Don't Do Me a Favor at Birthday Parties
Is it just me, or have birthday parties gotten completely out of hand? I mean, it's not enough that you've invited a hundred kids over to celebrate. It's not enough that you have to feed them and entertain them—with a $100-an-hour magician or a $75 bouncy-house rental. It's not enough that you're spending 40 bucks on the character cake of the moment. Then, to add insult to serious financial injury, as they're walking out the door, all hopped up on sugar and bouncy-house goodness, you're expected to give them presents!
What happened to the days when kids used to bring presents for the birthday child and were happy that they'd get cake and ice cream at the end of the day? Why do I have to be so appreciative that other kids are coming to my kid's party that I've got to reward them with gifts? "Here, I know it was torture spending the day with my son at his circus-themed party complete with cotton candy and carnival games. Please accept this consolation prize."
This trend of party bags smacks of overindulged kids and the current touchy-feely, we-don't-want-to-hurt-anyone's-feelings parenting I'm so sick of.
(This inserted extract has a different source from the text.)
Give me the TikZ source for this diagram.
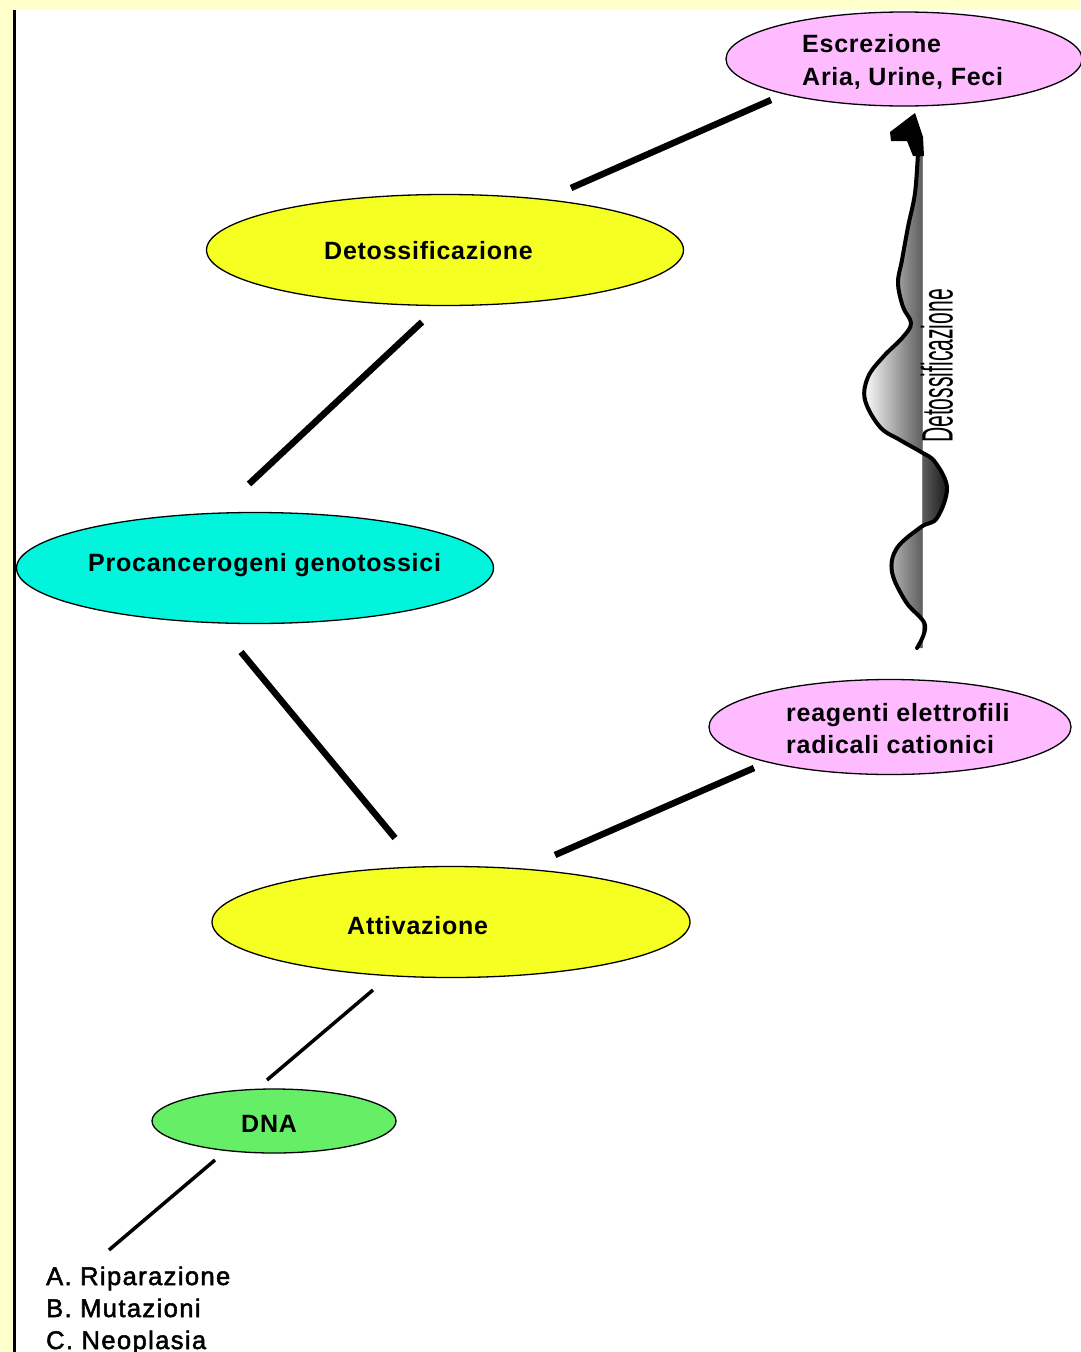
\documentclass[tikz,border=0pt]{standalone}
\usepackage{fontspec}
\setmainfont{Liberation Sans}
\usetikzlibrary{shapes.geometric}
\definecolor{bgy}{RGB}{255,255,204}
\definecolor{pinkf}{RGB}{255,187,255}
\definecolor{yelf}{RGB}{245,255,34}
\definecolor{cyanf}{RGB}{0,245,220}
\definecolor{greenf}{RGB}{102,238,102}
\begin{document}
\begin{tikzpicture}[x=1pt,y=-1pt,
  blob/.style={ellipse, draw=black, line width=1.3pt, inner sep=0pt},
  txt/.style={inner sep=0pt, anchor=base west, font=\fontsize{25}{32}\selectfont\bfseries\addfontfeatures{LetterSpace=3}},
  listtxt/.style={inner sep=0pt, anchor=base west, font=\fontsize{25.5}{32}\selectfont\addfontfeatures{LetterSpace=5.5,FakeBold=2}},
  conn/.style={line width=6.5pt},
  connthin/.style={line width=3.5pt}]
\useasboundingbox (0,0) rectangle (1080,1352);
\fill[white] (0,0) rectangle (1080,1352);
% border
\fill[bgy] (0,0) rectangle (1080,10);
\fill[bgy] (0,0) rectangle (13,1352);
\draw[line width=2.5pt] (14.5,10) -- (14.5,1352);

% ellipses
\node[blob, fill=pinkf, minimum width=356pt, minimum height=94pt] (escr) at (904,59) {};
\node[blob, fill=yelf, minimum width=477pt, minimum height=111pt] (detox) at (445,250) {};
\node[blob, fill=cyanf, minimum width=477pt, minimum height=111pt] (proc) at (255,568) {};
\node[blob, fill=pinkf, minimum width=362pt, minimum height=95pt] (reag) at (890,727) {};
\node[blob, fill=yelf, minimum width=478pt, minimum height=111pt] (attiv) at (451,922) {};
\node[blob, fill=greenf, minimum width=244pt, minimum height=64pt] (dna) at (274,1121) {};

% texts
\node[txt] (escrT1) at (802,52) {Escrezione};
\node[txt] (escrT2) at (802,85) {Aria, Urine, Feci};
\node[txt] (detoxT) at (324,259) {Detossificazione};
\node[txt] (procT) at (88,571) {Procancerogeni genotossici};
\node[txt] (reagT1) at (786,721) {reagenti elettrofili};
\node[txt] (reagT2) at (786,753) {radicali cationici};
\node[txt] (attivT) at (347,934) {Attivazione};
\node[txt] (dnaT) at (241,1132) {DNA};
\node[listtxt] (listA) at (46,1285) {A. Riparazione};
\node[listtxt] (listB) at (46,1317) {B. Mutazioni};
\node[listtxt] (listC) at (46,1349) {C. Neoplasia};

% connector end points
\coordinate (c1a) at (571,188); \coordinate (c1b) at (771,100);
\coordinate (c2a) at (422,322); \coordinate (c2b) at (249,484);
\coordinate (c3a) at (241,652); \coordinate (c3b) at (395,838);
\coordinate (c4a) at (555,855); \coordinate (c4b) at (754,768);
\coordinate (c5a) at (373,990); \coordinate (c5b) at (267,1080);
\coordinate (c6a) at (215,1160); \coordinate (c6b) at (109,1250);
\draw[conn] (c1a) -- (c1b);
\draw[conn] (c2a) -- (c2b);
\draw[conn] (c3a) -- (c3b);
\draw[conn] (c4a) -- (c4b);
\draw[connthin] (c5a) -- (c5b);
\draw[connthin] (c6a) -- (c6b);

% wavy ribbon arrow
\def\wavepts{(917,648) (925,625) (906,602) (892,572) (897,548) (921,527) (937,518)
  (947,488) (935,462) (921,452) (900,440) (880,427) (865,400) (868,377) (883,357)
  (903,337) (911,323) (903,307) (898,283) (902,260) (908,227) (915,193) (918,152)}
\shade[left color=white, right color=black!90]
  (922,150) -- (922,648) -- plot[smooth, tension=0.6] coordinates {\wavepts} -- cycle;
\draw[gray, line width=1pt] (922,145) -- (922,648);
\draw[line width=4pt, line cap=round] plot[smooth, tension=0.6] coordinates {\wavepts};
\fill (915,113) -- (890,132) -- (891,141) -- (907,141) -- (913,156) -- (924,156) -- (923,137) -- cycle;
\node[rotate=90, inner sep=0pt, font=\fontsize{44}{44}\selectfont] (waveT) at (937,366) {\scalebox{0.48}[1]{Detossificazione}};
\end{tikzpicture}
\end{document}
So some kid's a little jealous that Jimmy got all the gifts. For heaven's sake, it's Jimmy's birthday. And guess what? You'll have one, too.
Or maybe it's the result of so much thinly disguised parental competition. Sarah's mom gave out ice-cream-cone coupons in the gift bags? I better one-up her with movie tickets. What's next? Tiffany boxes at birthday parties?
I'm calling for an all-out ban on party bags. At your kid's next party, send the guests away with a smile and a warm "thanks for coming!" And when they extend their greedy little hands expectantly, high-five 'em and wave goodbye.